The Cuisine of Japanese Americans and the Birth of the California Roll

Along with the arrival of the Japanese Americans came Japanese American cuisine. However, this concept held many different flavors long before the events leading up to the introduction of the California roll in 1973.

For the first generation of Japanese Americans, the Issei, survival took precedence over profit-driven businesses like restaurant establishments. However, even with limited resources, the Issei began to use American ingredients to craft more traditional Japanese dishes – a concept that would later give birth to the California roll as well. These first hybrid dishes included Shoyu hot dogs (hot dogs seasoned with brown sugar and soy sauce) and spam musubi (a block of sushi rice topped with a slice of spam). These foods were introduced to Americans not through restaurant, but in school lunches as 2nd generation Japanese-American school children would trade lunches with the American children3.

Establishing restaurants that would appease the westerner was a difficult task for the Japanese – especially in light of the racial attitudes held towards them around World War II. The early restaurants opening as early as 1855 served mostly American foods like hamburgers, pork chops, and apple pie3,4,5. The authentic Japanese experience was limited to rice and soy sauce at the table.

The shift to the authentic Japanese experience was started by Noritoshi Kanai, a Japanese chef that decided that the only way to make profit in the restaurant business, one would have to be popular with the Americans. He was also committed to preserving Japanese tradition, keeping to his concept of “East Asian food that disgusted white people”4. Soon after the first sushi restaurant was born when Kawafuku opened its doors in 1966, in LA. Others started to follow, the third of which was Tokyo Kaikan – the birthplace of the California roll. This was the solution to a problem with Kanai’s plan – in that the majority of clientele were Japanese, not Americans.
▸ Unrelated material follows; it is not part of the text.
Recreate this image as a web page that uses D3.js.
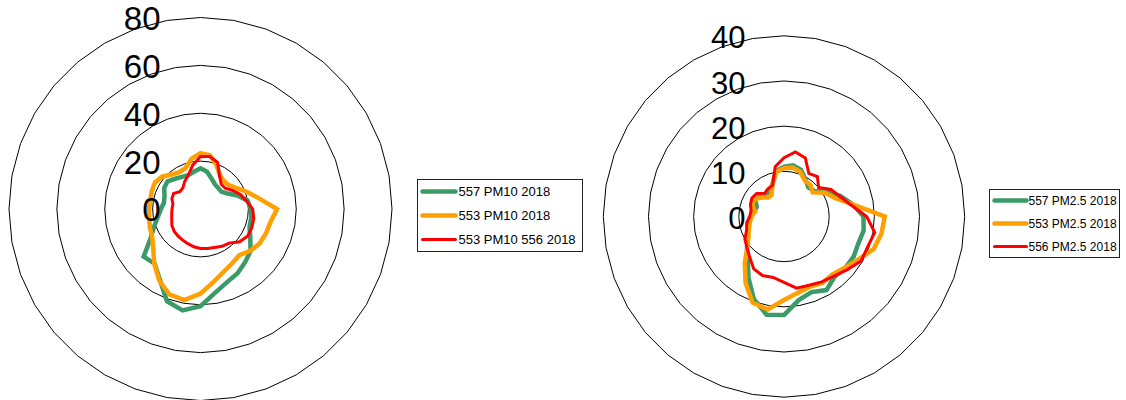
<!DOCTYPE html>
<html>
<head>
<meta charset="utf-8">
<script src="https://cdn.jsdelivr.net/npm/d3@7/dist/d3.min.js"></script>
<style>
  html, body { margin: 0; padding: 0; background: #fff; }
  svg { display: block; font-family: "Liberation Sans", Arial, sans-serif; }
</style>
</head>
<body>
<svg id="chart" width="1126" height="400"></svg>
<script>
// Wind directions, degrees clockwise from north
const directions = d3.range(0, 360, 10);

// PM10 concentration by wind direction, 2018
const pm10Station557 = [17.0, 15.8, 13.5, 12.0, 11.5, 11.3, 13.0, 16.5, 20.0, 21.0, 21.5, 21.8,
                        24.0, 27.3, 29.0, 31.0, 32.5, 35.5, 40.6, 43.0, 41.0, 34.0, 29.8, 31.0,
                        24.0, 20.5, 18.0, 16.5, 15.5, 16.0, 17.5, 18.0, 16.5, 15.5, 15.0, 15.8];
const pm10Station553 = [23.3, 22.8, 19.5, 16.3, 15.2, 15.5, 17.5, 20.8, 25.0, 32.0, 29.8, 29.2,
                        28.6, 27.2, 25.2, 26.3, 28.0, 31.0, 35.3, 38.6, 38.0, 34.5, 30.0, 25.8,
                        23.3, 22.5, 21.8, 21.5, 21.3, 21.7, 22.0, 21.0, 18.8, 17.8, 18.2, 21.4];
const pm10Station556 = [21.9, 22.3, 20.8, 15.9, 13.5, 13.5, 15.5, 17.8, 19.5, 21.8, 22.6, 22.8,
                        22.7, 21.3, 18.6, 18.0, 17.1, 16.8, 16.5, 16.0, 15.4, 15.0, 14.7, 14.4,
                        13.8, 12.8, 12.2, 11.9, 11.7, 12.7, 13.0, 11.3, 11.5, 13.2, 15.0, 18.6];

// PM2.5 concentration by wind direction, 2018
const pm25Station557 = [11.0, 11.5, 11.0, 9.5, 8.4, 8.8, 11.0, 13.3, 15.5, 17.6, 17.9, 17.5,
                        17.8, 17.7, 17.4, 18.8, 17.8, 18.8, 21.8, 22.1, 19.5, 15.7, 12.5, 10.7,
                        9.2, 8.4, 8.0, 7.3, 6.7, 6.4, 7.4, 6.9, 6.5, 6.2, 7.5, 10.2];
const pm25Station553 = [10.7, 11.0, 10.5, 9.2, 9.1, 8.3, 10.5, 12.0, 15.4, 22.3, 21.9, 21.1,
                        19.0, 17.6, 16.7, 17.0, 16.6, 17.2, 18.5, 20.9, 20.3, 17.0, 13.5, 10.6,
                        9.1, 8.3, 7.7, 7.2, 6.5, 7.5, 7.6, 6.5, 5.5, 5.5, 7.5, 10.0];
const pm25Station556 = [13.0, 14.5, 13.8, 11.0, 11.5, 10.0, 12.0, 13.1, 15.0, 18.3, 20.4, 19.7,
                        19.7, 18.3, 17.2, 16.7, 16.2, 16.1, 14.6, 13.7, 13.9, 13.4, 11.8, 10.7,
                        10.0, 8.8, 8.4, 7.6, 7.4, 7.9, 8.2, 7.9, 6.7, 7.1, 7.4, 11.2];

// Radial tick labels
const pm10Ticks = [0, 20, 40, 60, 80];
const pm25Ticks = [0, 10, 20, 30, 40];

// Legend entries
const pm10Names = ["557 PM10 2018", "553 PM10 2018", "553 PM10 556 2018"];
const pm25Names = ["557 PM2.5 2018", "553 PM2.5 2018", "556 PM2.5 2018"];

const seriesColors = ["#3a9a68", "#ffa000", "#ff0000"];
const seriesWidths = [4.5, 4.5, 3];

const svg = d3.select("#chart");
svg.append("rect").attr("width", 1126).attr("height", 400).attr("fill", "#fff");

function drawRose(cfg) {
  const g = svg.append("g").attr("transform", `translate(${cfg.cx},${cfg.cy})`);
  const maxTick = d3.max(cfg.ticks);
  const r = d3.scaleLinear().domain([0, maxTick]).range([0, cfg.radius]);
  const angle = d3.scaleLinear().domain([0, 360]).range([0, 2 * Math.PI]);

  const line = d3.lineRadial()
    .angle(d => angle(d[0]))
    .radius(d => r(d[1]))
    .curve(d3.curveLinearClosed);

  // Gridlines: polygons through every direction at each tick value
  cfg.ticks.filter(t => t > 0).forEach(t => {
    g.append("path")
      .attr("d", line(directions.map(a => [a, t])))
      .attr("fill", "none")
      .attr("stroke", "#000")
      .attr("stroke-width", 1);
  });

  // Series
  cfg.series.forEach((vals, i) => {
    g.append("path")
      .attr("d", line(directions.map((a, j) => [a, vals[j]])))
      .attr("fill", "none")
      .attr("stroke", seriesColors[i])
      .attr("stroke-width", seriesWidths[i])
      .attr("stroke-linejoin", "miter");
  });

  // Tick labels
  cfg.ticks.forEach(t => {
    g.append("text")
      .attr("x", -cfg.labelGap)
      .attr("y", -r(t) + cfg.tickFont * 0.36 + cfg.labelDy)
      .attr("text-anchor", "end")
      .attr("font-size", cfg.tickFont)
      .attr("fill", "#000")
      .text(t);
  });

  // Legend
  const lg = svg.append("g").attr("transform", `translate(${cfg.legend.x},${cfg.legend.y})`);
  lg.append("rect")
    .attr("width", cfg.legend.w).attr("height", cfg.legend.h)
    .attr("fill", "#fff").attr("stroke", "#222").attr("stroke-width", 1);
  cfg.names.forEach((name, i) => {
    const y = cfg.legend.row0 + i * cfg.legend.step;
    lg.append("line")
      .attr("x1", cfg.legend.lx1).attr("x2", cfg.legend.lx2)
      .attr("y1", y).attr("y2", y)
      .attr("stroke", seriesColors[i])
      .attr("stroke-width", seriesWidths[i])
      .attr("stroke-linecap", "round");
    lg.append("text")
      .attr("x", cfg.legend.tx)
      .attr("y", y + cfg.legend.font * 0.35)
      .attr("font-size", cfg.legend.font)
      .attr("fill", "#000")
      .text(name);
  });
}

drawRose({
  cx: 200.5, cy: 209, radius: 191.5,
  ticks: pm10Ticks, series: [pm10Station557, pm10Station553, pm10Station556],
  tickFont: 33, labelGap: 40, labelDy: 0.5,
  names: pm10Names,
  legend: { x: 417.5, y: 179.5, w: 165, h: 72, row0: 12, step: 24, lx1: 5, lx2: 38, tx: 41, font: 13 }
});

drawRose({
  cx: 784, cy: 216.5, radius: 180.7,
  ticks: pm25Ticks, series: [pm25Station557, pm25Station553, pm25Station556],
  tickFont: 31, labelGap: 38.5, labelDy: 1.5,
  names: pm25Names,
  legend: { x: 989.5, y: 189.5, w: 130, h: 68, row0: 11, step: 23, lx1: 5, lx2: 37, tx: 39, font: 12 }
});
</script>
</body>
</html>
Eating raw fish was seen as daring and novel, but was far from mainstream4.

The California roll went back to the same concept used by the Issei to make spam musubi. Use ingredients Americans are used to and make it look like authentic Japanese food. Foods like roast beef, poast pork, ham, smoked salmon, chicken, and tomatoes are all components unique to westernized sushi1. The California roll is a traditional maki roll made with crab, avocado, and cucumber. Here, the avocado serves to replace fatty tuna belly – a more traditional ingredient Kanai used in his menu.

The advent of the California roll, along with other westernized sushi restaurants, quickly gained popularity in LA and soon spread virally first to New York and then to the rest of America. By 2006, over 9000 sushi restaurants were operating in America. The California roll has stood the test of time, as it is still found in virtually every sushi restaurant menu and has even made its way back to Japan4.

The westernization of sushi goes on, increasingly so by chefs of non-Japanese descent. From African-American chefs in Memphis rolling sushi with okra to Caucasians posting as head sushi-chefs (like Robby Cook – apprentice to Iron Chef’s Masaharu Morimoto)6 sushi since the California roll has truly been embraced by the western world.


References

1. Omae, Kinjiro and Tachibana, Yuzuru. The Book of Sushi. New York: Kodansha International Ltd, 1981. 76.

2. Ishige, Naomichi. The History and Culture of Japanese Food. Kegan Paul: London 2001 (p. 227-231).

3. White, Merry. “Japanese American Food” The Oxford Encyclopedia of Food and Drink in America Ed. Andrew F. Smith. New York: Oxford University Press, 2005.

4. Corson, Trevor. The Story of Sushi: An Unlikely Saga of Raw Fish and Rice. New York: HarperCollins Publishers, 2008. 44-51, 131-134

5. Hosokawa, Bill. Out of the Frying Pan: Reflections of a Japanese American. Colorado: University Press of Colorado, 1998. 133-136

6. Corson, Trevor. “American Sushi: U.S. Chefs are Bringing Japan’s Trademark Cuisine Back to its Roots”. The Atlantic (Washington, DC) June 2009. 24-25.